Border measures part of Trump’s bigger immigration crackdown

In this June 20, 2018 file photo, President Donald Trump listens during a meeting with Republican members of Congress on immigration in the Cabinet Room of the White House in Washington. The separation of families at the U.S.-Mexico border caught the attention of the world and prompted mass outrage, but it only tells a small part of the story surrounding the Trump administration’s immigration policy. (AP Photo/Evan Vucci, file)

In this June 20, 2018 file photo, President Donald Trump listens during a meeting with Republican members of Congress on immigration in the Cabinet Room of the White House in Washington. The separation of families at the U.S.-Mexico border caught the attention of the world and prompted mass outrage, but it only tells a small part of the story surrounding the Trump administration’s immigration policy. (AP Photo/Evan Vucci, file)

WASHINGTON (AP) – The separation of families at the U.S.-Mexico border caught the attention of the world and prompted mass outrage, but it only tells a small part of the story surrounding the Trump administration's immigration policy.

In reality, the government is working to harden the system on multiple fronts to curb immigration, carving a path around various court rulings to do so. The administration is seeking to lock up families indefinitely, expand detention space and tighten asylum rules and apply more scrutiny to green card applications.

Many of the initiatives received little attention during the chaos over separated families, but they show how determined President Donald Trump is to stop immigrants from coming – both legally and illegally – even in cases where the administration has been stymied by the courts.

Other administrations may have faced similar problems with illegal immigration and tried similar solutions, but all have been unable to stem the flow of migrants streaming through southern border. No other president, however, has campaigned so vociferously on the topic.

"The United States will not be a migrant camp and it will not be a refugee holding facility," President Donald Trump declared days before putting an end to the separation of parents from their children. "Not on my watch."

This week's headlines were dominated by stories of reunions of immigrant parents and their young children that the Trump administration had to carry out under a court order. The White House said it "worked tirelessly" to complete the reunifications and make sure the children were put back into safe homes.

In the same week, however, the administration made other moves to clamp down on immigrant families, asylum seekers and those seeking green cards.

The administration's attempts to deter Central American families and children from making the trip north are designed to send the message to immigrants – and Trump's supporters in an election year – that reaching the United States is going to get harder, and so will getting papers to stay in the country legally.
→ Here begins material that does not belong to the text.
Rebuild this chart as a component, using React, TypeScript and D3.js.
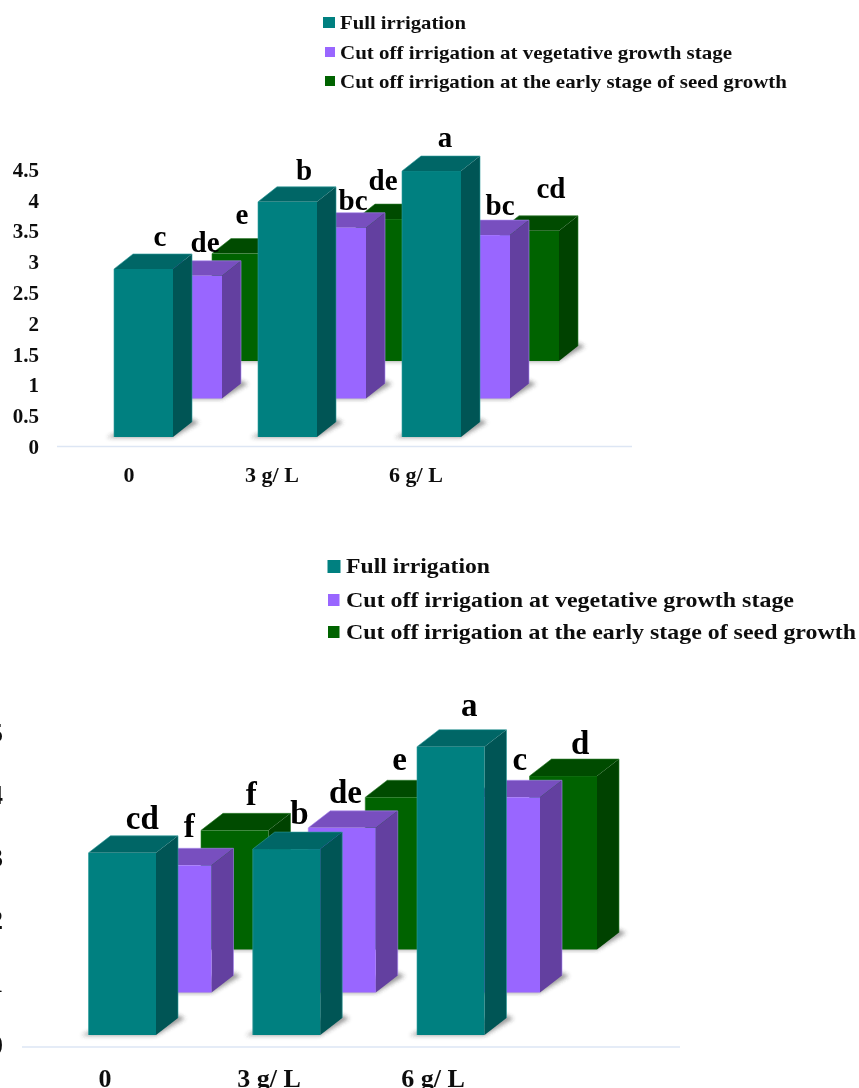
import React from "react";
import * as d3 from "d3";

const seriesNames = [
  "Full irrigation",
  "Cut off irrigation at vegetative growth stage",
  "Cut off irrigation at the early stage of seed growth",
];
const categories = ["0", "3 g/ L", "6 g/ L"];

const topTeal = [2.89, 3.98, 4.48];
const topPurple = [2.78, 3.56, 3.44];
const topGreen = [3.14, 3.7, 3.51];
const topLetters = [
  ["c", "b", "a"],
  ["de", "bc", "bc"],
  ["e", "de", "cd"],
];
const topTicks = [0, 0.5, 1, 1.5, 2, 2.5, 3, 3.5, 4, 4.5];

const bottomTeal = [3.08, 3.14, 4.78];
const bottomPurple = [2.88, 3.48, 3.97];
const bottomGreen = [3.44, 3.97, 4.31];
const bottomLetters = [
  ["cd", "b", "a"],
  ["f", "de", "c"],
  ["f", "e", "d"],
];
const bottomTicks = [0, 1, 2, 3, 4, 5];

const palette = [
  { front: "#008080", side: "#005555", top: "#006666", edge: "#2f9c9c" },
  { front: "#9966ff", side: "#633fa0", top: "#7850bf", edge: "#a98af0" },
  { front: "#006400", side: "#004300", top: "#004b00", edge: "#2d7d2d" },
];

const topLayout = {
  y: d3.scaleLinear().domain([0, 4.5]).range([447, 169.8]),
  x: d3.scaleLinear().domain([0, 2]).range([114, 402]),
  seriesOffset: [0, 49, 98],
  base: [437, 398.5, 361],
  barWidth: 59,
  depthX: 19,
  depthY: 15,
  letterSize: 29,
  nudges: [
    [[16.5, -23], [16.5, -22], [13.5, -24]],
    [[12.5, -24], [16.5, -18], [19.5, -20]],
    [[0.5, -30], [-2.5, -29], [21.5, -33]],
  ],
  axis: { x1: 57, x2: 632, y: 446.5 },
  tickX: 39,
  tickSize: 21,
  tickDy: 7,
  catX: [129, 272, 416],
  catY: 482,
  catSize: 22,
  legend: {
    swatch: [[323, 17, 12, 11], [325, 47, 10, 10], [325, 76, 10, 10]],
    textX: 340,
    baselines: [29, 59, 88],
    lengths: [126, 392, 447],
    size: 19,
  },
};

const bottomLayout = {
  y: d3.scaleLinear().domain([0, 5]).range([1045, 733]),
  x: d3.scaleLinear().domain([0, 2]).range([88.5, 417]),
  seriesOffset: [0, 55.5, 112.5],
  base: [1035, 992.5, 949.5],
  barWidth: 67.5,
  depthX: 22,
  depthY: 17,
  letterSize: 33,
  nudges: [
    [[20, -24], [13, -25], [18.5, -31]],
    [[11.5, -28], [3.5, -25], [13.5, -27]],
    [[16.5, -25], [0.5, -27], [17, -22]],
  ],
  axis: { x1: 22, x2: 680, y: 1047 },
  tickX: 3,
  tickSize: 27,
  tickDy: 9,
  catX: [105, 269, 433],
  catY: 1087,
  catSize: 26,
  legend: {
    swatch: [[327.5, 560, 13, 13], [328, 594, 11.5, 12], [328, 626, 11.5, 12]],
    textX: 346,
    baselines: [572.5, 606.5, 638.5],
    lengths: [144, 448, 510],
    size: 22,
  },
};

const FONT = "'Liberation Serif', 'Times New Roman', serif";
const poly = (pts: number[][]) => pts.map((p) => p.join(",")).join(" ");

function Bar3D({ left, width, topY, base, dx, dy, c }: any) {
  const right = left + width;
  const shadow = [
    [left - 7, base + 0.5],
    [right, base + 0.5],
    [right + dx + 7, base - dy + 0.5],
    [right + dx, base - dy - 3],
    [left, base - 3],
  ];
  return (
    <g>
      <polygon points={poly(shadow)} fill="#3a3a3a" opacity={0.5} filter="url(#shadowBlur)" />
      <polygon
        points={poly([[right, topY], [right + dx, topY - dy], [right + dx, base - dy], [right, base]])}
        fill={c.side}
      />
      <polygon
        points={poly([[left, topY], [left + dx, topY - dy], [right + dx, topY - dy], [right, topY]])}
        fill={c.top}
      />
      <rect x={left} y={topY} width={width} height={base - topY} fill={c.front} />
      <polyline
        points={poly([[left, base], [left, topY], [left + dx, topY - dy], [right + dx, topY - dy], [right + dx, base - dy]])}
        fill="none"
        stroke={c.edge}
        strokeWidth={0.6}
      />
    </g>
  );
}

function Chart({ series, letters, ticks, layout }: any) {
  const { y, x, seriesOffset, base, barWidth, depthX, depthY } = layout;
  const order = [2, 1, 0];
  return (
    <g fontFamily={FONT} fontWeight={700} fill="#000">
      {layout.legend.swatch.map((s: number[], i: number) => (
        <g key={i}>
          <rect x={s[0]} y={s[1]} width={s[2]} height={s[3]} fill={palette[i].front} />
          <text
            x={layout.legend.textX}
            y={layout.legend.baselines[i]}
            fontSize={layout.legend.size}
            fill="#111"
            textLength={layout.legend.lengths[i]}
            lengthAdjust="spacingAndGlyphs"
          >
            {seriesNames[i]}
          </text>
        </g>
      ))}
      {ticks.map((t: number) => (
        <text key={t} x={layout.tickX} y={y(t) + layout.tickDy} textAnchor="end" fontSize={layout.tickSize} fill="#111">
          {t}
        </text>
      ))}
      <line x1={layout.axis.x1} x2={layout.axis.x2} y1={layout.axis.y} y2={layout.axis.y} stroke="#dde6f4" strokeWidth={1.5} />
      {order.map((s) =>
        series[s].map((v: number, g: number) => (
          <Bar3D
            key={`${s}-${g}`}
            left={x(g) + seriesOffset[s]}
            width={barWidth}
            topY={y(v)}
            base={base[s]}
            dx={depthX}
            dy={depthY}
            c={palette[s]}
          />
        ))
      )}
      {order.map((s) =>
        series[s].map((v: number, g: number) => (
          <text
            key={`l-${s}-${g}`}
            x={x(g) + seriesOffset[s] + barWidth / 2 + layout.nudges[s][g][0]}
            y={y(v) + layout.nudges[s][g][1]}
            textAnchor="middle"
            fontSize={layout.letterSize}
          >
            {letters[s][g]}
          </text>
        ))
      )}
      {categories.map((c, i) => (
        <text key={c} x={layout.catX[i]} y={layout.catY} textAnchor="middle" fontSize={layout.catSize} fill="#111">
          {c}
        </text>
      ))}
    </g>
  );
}

export default function App() {
  return (
    <svg
      width={859}
      height={1088}
      viewBox="0 0 859 1088"
      style={{ position: "absolute", left: 0, top: 0, background: "#fff" }}
    >
      <defs>
        <filter id="shadowBlur" x="-20%" y="-100%" width="140%" height="300%">
          <feGaussianBlur stdDeviation={2} />
        </filter>
        <filter id="soft" x="0" y="0" width="859" height="1088" filterUnits="userSpaceOnUse">
          <feGaussianBlur stdDeviation={0.35} />
        </filter>
      </defs>
      <g filter="url(#soft)">
        <Chart series={[topTeal, topPurple, topGreen]} letters={topLetters} ticks={topTicks} layout={topLayout} />
        <Chart series={[bottomTeal, bottomPurple, bottomGreen]} letters={bottomLetters} ticks={bottomTicks} layout={bottomLayout} />
      </g>
    </svg>
  );
}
"All of these things, I think, are part of a bigger ultimate aim, which is to significantly reduce immigration of all kinds to the United States over the longer term, and in the process, the real desire is to change the character of the country," said Doris Meissner, a former commissioner of the Immigration and Naturalization Service in the Clinton administration.

Before departing the White House this week for his European trip, Trump offered his own solution for the government missing a court-mandated deadline to reunite some families: "Don't come to our country illegally."
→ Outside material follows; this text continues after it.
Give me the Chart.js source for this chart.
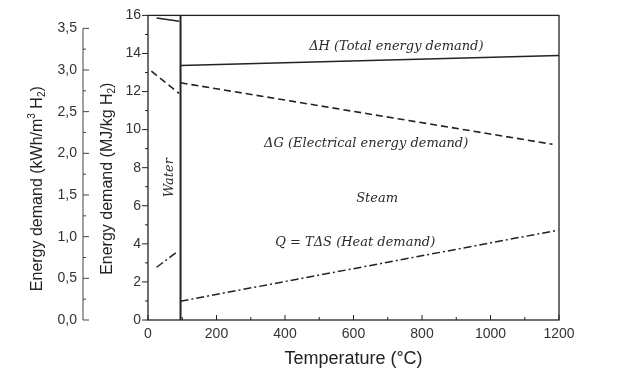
<!DOCTYPE html>
<html>
<head>
<meta charset="utf-8">
<script src="https://cdn.jsdelivr.net/npm/chart.js@4.4.1/dist/chart.umd.min.js"></script>
<style>
  html, body { margin: 0; padding: 0; background: #fff; }
  canvas { display: block; }
</style>
</head>
<body>
<canvas id="energyChart" width="636" height="374"></canvas>
<script>
// temperature in °C, energy demand in MJ/kg H2
const dhWaterT = [25, 91];
const dhWaterE = [15.86, 15.69];
const dhSteamT = [95, 1200];
const dhSteamE = [13.37, 13.89];
const dgWaterT = [10, 91];
const dgWaterE = [13.07, 11.9];
const dgSteamT = [95, 1181];
const dgSteamE = [12.46, 9.23];
const qWaterT = [25, 83];
const qWaterE = [2.77, 3.55];
const qSteamT = [95, 1198];
const qSteamE = [0.99, 4.72];
const boundaryT = [95, 95];
const boundaryE = [0, 16];

const xTicks = [0, 200, 400, 600, 800, 1000, 1200];
const xLabels = ['0', '200', '400', '600', '800', '1000', '1200'];
const yTicks = [0, 2, 4, 6, 8, 10, 12, 14, 16];
const kwhTicks = [0, 0.5, 1, 1.5, 2, 2.5, 3, 3.5];
const kwhLabels = ['0,0', '0,5', '1,0', '1,5', '2,0', '2,5', '3,0', '3,5'];

const noteTexts = ['ΔH (Total energy demand)', 'ΔG (Electrical energy demand)', 'Steam', 'Q = TΔS (Heat demand)', 'Water'];

const ink = '#222';
const sans = 'Liberation Sans';

const pts = (ts, es) => ts.map((t, i) => ({x: t, y: es[i]}));

function drawRich(ctx, parts, cx, cy, size) {
  const big = size + 'px "' + sans + '"';
  const small = Math.round(size * 0.65) + 'px "' + sans + '"';
  let w = 0;
  parts.forEach(([t, s]) => { ctx.font = s ? small : big; w += ctx.measureText(t).width; });
  ctx.save();
  ctx.translate(cx, cy);
  ctx.rotate(-Math.PI / 2);
  ctx.textBaseline = 'middle';
  ctx.textAlign = 'left';
  let px = -w / 2;
  parts.forEach(([t, s]) => {
    ctx.font = s ? small : big;
    const dy = s === 1 ? -0.33 * size : s === -1 ? 0.25 * size : 0;
    ctx.fillText(t, px, dy);
    px += ctx.measureText(t).width;
  });
  ctx.restore();
}

const decor = {
  id: 'decor',
  afterDatasetsDraw(chart) {
    const {ctx, chartArea: a, scales} = chart;
    const {x, y, y2} = scales;
    ctx.save();
    ctx.strokeStyle = ink;
    ctx.lineWidth = 1.3;
    ctx.strokeRect(a.left, a.top, a.right - a.left, a.bottom - a.top);

    ctx.lineWidth = 1;
    ctx.beginPath();
    yTicks.forEach((v, i) => {
      const p = y.getPixelForValue(v);
      ctx.moveTo(a.left - 6, p); ctx.lineTo(a.left, p);
      if (i) {
        const m = y.getPixelForValue((v + yTicks[i - 1]) / 2);
        ctx.moveTo(a.left - 3, m); ctx.lineTo(a.left, m);
      }
    });
    xTicks.forEach((v, i) => {
      const p = x.getPixelForValue(v);
      ctx.moveTo(p, a.bottom); ctx.lineTo(p, a.bottom - 5);
      if (i) {
        const m = x.getPixelForValue((v + xTicks[i - 1]) / 2);
        ctx.moveTo(m, a.bottom); ctx.lineTo(m, a.bottom - 3);
      }
    });
    ctx.stroke();

    // second (kWh) axis
    const ax = y2.right;
    ctx.strokeStyle = '#444';
    ctx.beginPath();
    ctx.moveTo(ax, y2.getPixelForValue(0)); ctx.lineTo(ax, y2.getPixelForValue(3.5));
    kwhTicks.forEach((v, i) => {
      const p = y2.getPixelForValue(v);
      ctx.moveTo(ax, p); ctx.lineTo(ax + 6, p);
      if (i) {
        const m = y2.getPixelForValue((v + kwhTicks[i - 1]) / 2);
        ctx.moveTo(ax, m); ctx.lineTo(ax + 3, m);
      }
    });
    ctx.stroke();

    // annotations inside the plot
    const notePos = [[725, 14.38], [637, 9.26], [669, 6.4], [605, 4.08], [63, 7.48]];
    ctx.fillStyle = '#2a2a2a';
    ctx.font = 'italic 13px "DejaVu Serif"';
    ctx.textAlign = 'center';
    ctx.textBaseline = 'middle';
    noteTexts.forEach((t, i) => {
      const px = x.getPixelForValue(notePos[i][0]);
      const py = y.getPixelForValue(notePos[i][1]);
      if (t === 'Water') {
        ctx.save();
        ctx.translate(px, py);
        ctx.rotate(-Math.PI / 2);
        ctx.fillText(t, 0, 0);
        ctx.restore();
      } else {
        ctx.fillText(t, px, py);
      }
    });

    // axis titles with sub/superscripts
    ctx.fillStyle = ink;
    const mid = (a.top + a.bottom) / 2;
    drawRich(ctx, [['Energy demand (kWh/m', 0], ['3', 1], [' H', 0], ['2', -1], [')', 0]], y2.left + 38, mid + 21, 16);
    drawRich(ctx, [['Energy demand (MJ/kg H', 0], ['2', -1], [')', 0]], y.left + 25, mid + 11, 16);
    ctx.restore();
  }
};

const tickFont = {family: sans, size: 14};

new Chart(document.getElementById('energyChart'), {
  type: 'line',
  data: {
    datasets: [
      {data: pts(dhWaterT, dhWaterE), borderColor: ink, borderWidth: 1.5},
      {data: pts(dhSteamT, dhSteamE), borderColor: ink, borderWidth: 1.5},
      {data: pts(dgWaterT, dgWaterE), borderColor: ink, borderWidth: 1.5, borderDash: [7, 4]},
      {data: pts(dgSteamT, dgSteamE), borderColor: ink, borderWidth: 1.6, borderDash: [7, 4]},
      {data: pts(qWaterT, qWaterE), borderColor: ink, borderWidth: 1.5, borderDash: [8, 3, 2, 3]},
      {data: pts(qSteamT, qSteamE), borderColor: ink, borderWidth: 1.5, borderDash: [8, 3, 2, 3]},
      {data: pts(boundaryT, boundaryE), borderColor: ink, borderWidth: 2}
    ]
  },
  options: {
    responsive: false,
    animation: false,
    layout: {padding: {top: 14, right: 77, left: 0, bottom: 0}},
    elements: {point: {radius: 0}, line: {tension: 0, fill: false}},
    plugins: {legend: {display: false}, tooltip: {enabled: false}},
    scales: {
      x: {
        type: 'linear', min: 0, max: 1200,
        afterBuildTicks: s => { s.ticks = xTicks.map(v => ({value: v})); },
        afterFit: s => { s.height = 54; },
        grid: {display: false, drawTicks: false},
        border: {display: false},
        ticks: {padding: 6, color: '#333', font: tickFont, callback: (v, i) => xLabels[i]},
        title: {display: true, text: 'Temperature (°C)', color: ink,
                font: {family: sans, size: 18}, padding: {top: 4, bottom: 4}}
      },
      y: {
        position: 'left', weight: 0, min: 0, max: 16,
        afterBuildTicks: s => { s.ticks = yTicks.map(v => ({value: v})); },
        afterFit: s => { s.width = 65; },
        grid: {display: false, drawTicks: false},
        border: {display: false},
        ticks: {padding: 7, color: '#333', font: tickFont}
      },
      y2: {
        position: 'left', weight: 1, min: 0, max: 3.655,
        afterBuildTicks: s => { s.ticks = kwhTicks.map(v => ({value: v})); },
        afterFit: s => { s.width = 83; },
        grid: {display: false, drawTicks: false},
        border: {display: false},
        ticks: {padding: 6, color: '#333', font: tickFont, callback: (v, i) => kwhLabels[i]}
      }
    }
  },
  plugins: [decor]
});
</script>
</body>
</html>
In Europe, the president hasn't shied away from offering his views on the flow of immigration across the pond. Trump pressed ahead with his complaints that European immigration policies are changing the "fabric of Europe" and destroying European culture. He reiterated a position he articulated in a British tabloid where he said: "I think allowing millions and millions of people to come into Europe is very, very sad."
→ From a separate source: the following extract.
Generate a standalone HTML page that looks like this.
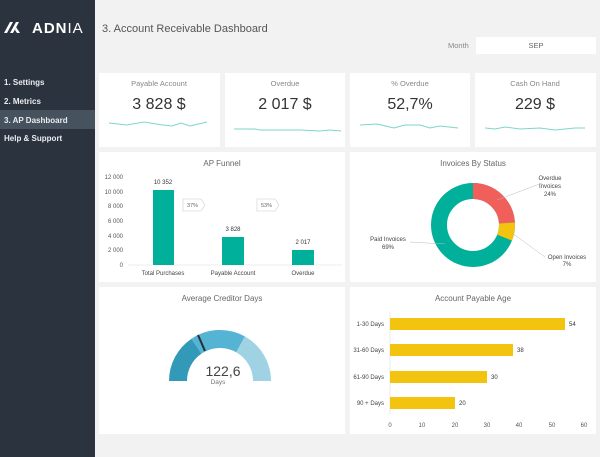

The Trump administration announced plans in April to prosecute illegal border crossers with the crime of improper entry, and in doing so, jailed some parents caught on the border and placed their children in government custody. The U.S. government was sued and the public was outraged, prompting Trump to halt the separations.

The chaos over the separations has put the administration in the difficult position of having to release families with ankle-monitoring bracelets into the public – a practice Trump has decried – while at the same time attempting a series of legal maneuvers to argue for tougher enforcement capabilities.

That's because two court cases in California restrict what the government can do in carrying out hardline immigration policies. One requires the government to release immigrant children generally after 20 days in detention. The other has banned the separation of families and placed the government under tight deadlines to reunite parents and children.

In an attempt to comply with both rulings, the White House wants to present families with a choice: Stay together in detention or release the child to a government program for immigrant youth for potential placement with a relative while the parent remains locked up.

It's unclear whether the administration has enough detention beds to do so, but it's looking. Homeland Security has formally requested 12,000 beds for family detention, with 2,000 beds to be made available immediately at U.S. military bases. The Defense Department has said it also received a request to house up to 20,000 unaccompanied immigrant children.

Officials are also seeking to send immigrants back to their countries sooner and make it harder for them to seek asylum in a backlogged courts system where it can take years to get a ruling. Trump officials say too many people are claiming they are persecuted when they are not, adding that only 20 percent of asylum claims are granted.